Point Sur Lighthouse Station
Go off-road for a seasonal moonlight hike/tour at this State Historic Landmark set on a volcanic rock 361 feet above the Pacific.  Located in Point Sur State Historic Park , the lighthouse has been in operation since 1889 and is the West Coast's only complete turn-of-the-century light station open to the public.  The lighthouse and nine other buildings, including a complete blacksmith and carpentry ship, are viewable by guided tour.

Pfeiffer Beach
Hard to find and even harder to forget, this pristine beach is a rare opportunity to get up close with Big Sur's shoreline with dramatic offshore rocks and an unusual purple sand, from manganese garnet particles that have washed down from the hillside.  This is nature at its naked best, especially at sunset.  A sharp right turn on the only paved road past the Big Sur Post Office (Sycamore Canyon Road) heading south on Highway 1 delivers a two-mile windy road, from there a walking path opens up to this hidden gem.

Nepenthe Restaurant
Set 808 ft. above the crashing surf, this classic redwood and glass outpost was once home to author Henry Miller, doubled as a dance floor in the film Sandpiper and was a gift from Orson Welles to actress Rita Hayworth in 1944.  Today, travelers find Nepenthe's lure irresistible, with views to infinity as the sun slips into the sea.  An open-pit fireplace, meandering decks and dishes like local Castroville artichokes and the signature Ambrosia hamburger paired with a substantial wine by the glass program ensure an ethereal stay.

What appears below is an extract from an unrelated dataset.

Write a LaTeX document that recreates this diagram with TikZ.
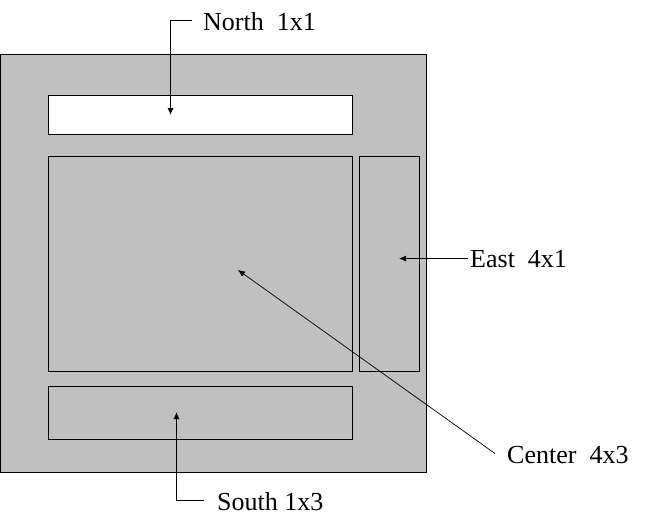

Henry Miller Memorial Library
The funky library, tucked deep in a redwood grove along Highway 1, offers a variety of books by Miller and his contemporaries, a sculpture garden, alfresco stage for performances and plenty of Big Sur character.  Henry Miller spent eighteen years (1944-1962) living in Big Sur while turning out some of his finest work, including The Rosy Crucifixion, a three-volume epic about his life with his second wife, June; and Big Sur and the Oranges of Hieronymus Bosch , the story of his life in the region.

McWay F a lls
Located in Julia Pfeiffer Burns State Park, this slender yet dramatic 80-ft. fall is a brief one-mile round trip jaunt via the Scenic Overlook/Waterfall trail.  The falls flow year-round and are one of only two in the region that are close enough to the ocean to be referred as "tidefalls" with its delicate sand landing.  Along McWay Creek, the path leads through a tunnel under Highway 1 and emerges with a spectacular grand panorama of the Big Sur coast.

Esalen Institute
Once home to a Native American Esselen tribe, the institute sits on 27 acres of spectacular Big Sur coastline with the Santa Lucia Mountains rising sharply behind.  In 1962, Esalen was founded as an alternative educational center devoted to all things "human potential." Today it is better known for its blend of East/West philosophies, workshops and breathtaking grounds blessed with natural hot springs. Baths are open to the public from 1:00 a.m.3:00 a.m.; $20.  Guestrooms are sometimes available independent of workshops.

Limekiln State Park
For a true Raiders of the Lost Ark adventure, visit this magical site.  Cutting deep through towering redwoods along several lush creeks line four 100+ year old lost limekilns, used for quarrying limestone in the 1870-1880s. The Park combines crashing Pacific with an opportunity to trek through some of the oldest and largest redwood groves in Monterey County.  Cut down to the beach thereafter for prime views or sunbathing.

Jade Cove          
Named after the smooth, waxy stone frequently found here, Jade Cove offers an inside look at the riches of Big Sur.  Two miles south of Sand Dollar Beach, the Jade Cove Trail quickly descends from the bluffs to the beach with a number of rocky coves.  Scout about for treasures while soaking in the dynamic mixture of land and sea.  Note: regulations for collecting apply.

Whale Watching
Highway 1 also boasts several vantage points from which to view the migratory path of the California Gray Whale. Between late November and early February, these giant mammals swim south to the warm waters of Baja California, Mexico, where they breed and birth their calves. The whales often travel together in large pods, and their trademark spouting makes these huge creatures easy to identify. Then, from late February through early April, the migration reverses itself.

Trip Planning Information for Monterey and Highway 1
Monterey County is located 120 miles/192 km south of San Francisco and 345 miles/552 km north of Los Angeles along the classic California corridor, Highway 1.  The region boasts 99 miles of prime Pacific Coastline, the Monterey Bay National Marine Sanctuary, three historic missions, 40,000 acres of premium vineyards, 24 golf courses and over 250 lodging properties. For families, the Asilomar Conference Center is a top value resort that's popular with reunion groups.